A complete and detailed description of using shock tube to perform mechanical motion, including apparatus for firing small arms cartridges, is contained in an application for patent entitled Nonvolatile, Fast Response Wire Cutter filed Oct. 2nd, 1989 by this invertor and serialized No. 415,731. This application contains a discussion of the features and advantages of using shock tube to obtain simultaniety of multiple mechanical work functions and said application is hereby incorporated by reference.
The increased simultaniety of the dearmer of the present invention, exhibited in multibarrel configurations, is considered an advantage and feature of this invention.
Another advantage of the instant invention is this dearmer may be used with standard load cartridges and shotgun shells or specially configured modified cartridges. FIG. 7 is a pictorial of a modified 12-gauge shotgun shell 30. Therein a standard factory-loaded primer 34 is shown in position to ignite a standard powder load 35. Many different types of cartridges may be satisfactorily used in various embodiments to Appicant's dearmer. FIG. 7 was one modified for use in an embodiment of Applicant's dearmer used to fire a liquid to disrupt and destroy a particular type of IED. Therein the shot was removed and the shell was packed with modeling clay 36. The shell was then sealed with a layer of hot melt glue 38 which acts as a seal and crimp, resulting in higher pressures generated from shell 30 upon firing. This particular shell performed well in a version of Applicant's dearmer used as a water cannon.
Turning now to FIG. 8, a barrel assembly 40 loaded as a water cannon is illustrated. Therein, breach cap 16 is threadably urging washer 17 against cartridge 30 which is a standard shotgun shell with modeling clay substituted for the standard shot and sealed into the cartridge case with a layer of hot melt glue. Within barrel 40 operatively spaced in front of shell 30 is a sealing cylinder 37 constructed from closed cell foam. This sealing cylinder in conjunction with sealing cylinder 37' sealingly encapsulates a quantity of water or other liquid 39 to be used as a projectile for destruction of target 32. It should be noted that the modeling clay 36 may be used in an open barrel embodiment whereby the modeling clay functions alone as the projectile, if target 32 be of the appropriate type. In this configuration, the clay acts as a columinated disruptor with a standoff capability.

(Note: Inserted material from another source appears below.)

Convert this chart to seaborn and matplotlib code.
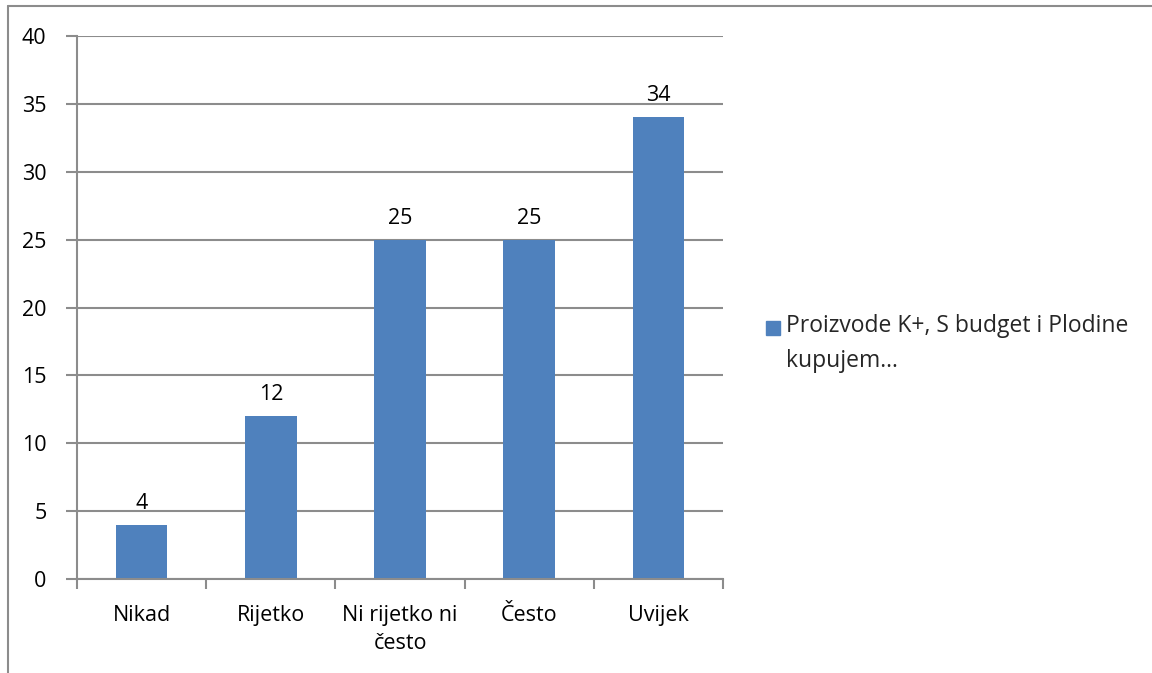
import matplotlib
matplotlib.use('Agg')
import matplotlib.pyplot as plt
import pandas as pd
import seaborn as sns
from matplotlib.patches import Rectangle
from matplotlib.lines import Line2D

# podaci s grafa
kategorije = ['Nikad', 'Rijetko', 'Ni rijetko ni\nčesto', 'Često', 'Uvijek']
vrijednosti = [4, 12, 25, 25, 34]
serija = 'Proizvode K+, S budget i Plodine\nkupujem...'
y_ticks = [0, 5, 10, 15, 20, 25, 30, 35, 40]

sns.set_theme(style='white')
plt.rcParams['font.family'] = ['Open Sans', 'DejaVu Sans']

df = pd.DataFrame({'kategorija': kategorije, 'vrijednost': vrijednosti})

fs = 15.5
fig = plt.figure(figsize=(11.52, 6.73), dpi=100)
ax = fig.add_axes([77 / 1152, 1 - 579 / 673, (723 - 77) / 1152, (579 - 36) / 673])

sns.barplot(data=df, x='kategorija', y='vrijednost', color='#4F81BD', width=0.4,
            saturation=1, linewidth=0, ax=ax)
ax.bar_label(ax.containers[0], fontsize=fs, padding=8, color='black')

grid_col = '#8C8C8C'
ax.set_ylim(0, 40)
ax.set_xlim(-0.5, len(kategorije) - 0.5)
ax.set_yticks(y_ticks)
ax.yaxis.grid(True, color=grid_col, linewidth=1.5)
ax.set_axisbelow(True)
ax.set_xlabel('')
ax.set_ylabel('')

for s in ['top', 'right']:
    ax.spines[s].set_visible(False)
for s in ['left', 'bottom']:
    ax.spines[s].set_color(grid_col)
    ax.spines[s].set_linewidth(1.5)

ax.tick_params(axis='y', which='major', length=8, width=1.5, color=grid_col,
               labelsize=fs, pad=14, left=True, labelcolor='black')
ax.set_xticks(range(len(kategorije)))
ax.set_xticklabels(kategorije, fontsize=fs, color='black', linespacing=1.4)
ax.tick_params(axis='x', which='major', length=0, pad=19)
ax.set_xticks([i - 0.5 for i in range(len(kategorije) + 1)], minor=True)
ax.tick_params(axis='x', which='minor', length=7, width=1.5, color=grid_col,
               bottom=True)

# legenda
fig.patches.append(Rectangle((766 / 1152, 1 - 335 / 673), 14 / 1152, 14 / 673,
                             transform=fig.transFigure, color='#4F81BD'))
fig.text(786 / 1152, 1 - 314 / 673, serija, fontsize=16.5, va='top', ha='left',
         linespacing=1.6)

# okvir
fig.add_artist(Line2D([8 / 1152, 8 / 1152], [0, 1 - 6 / 673], color='#8C8C8C',
                      linewidth=1.5, transform=fig.transFigure))
fig.add_artist(Line2D([8 / 1152, 1], [1 - 6 / 673, 1 - 6 / 673], color='#8C8C8C',
                      linewidth=1.5, transform=fig.transFigure))

fig.savefig('out.png', dpi=100)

Many and varied adaptations and embodiments are possible depending upon the parameters needed to disable and destroy particular targets. Applicant has built and tested embodiments using a 38 special small arms cartridge, various shotgun shells, and other commercial caliber ammunition. Likewise, embodiments have been constructed to fire water projectiles, steel slugs, semisolid projectiles such as clay, frangible projectiles, and standard shot and small arms slugs. Obviously, many many modifications and variations of the present invention are possible in light of the above teachings. It is therefore to be understood that, within the scope of the appended claims, the invention may be practiced otherwise than as specifically described.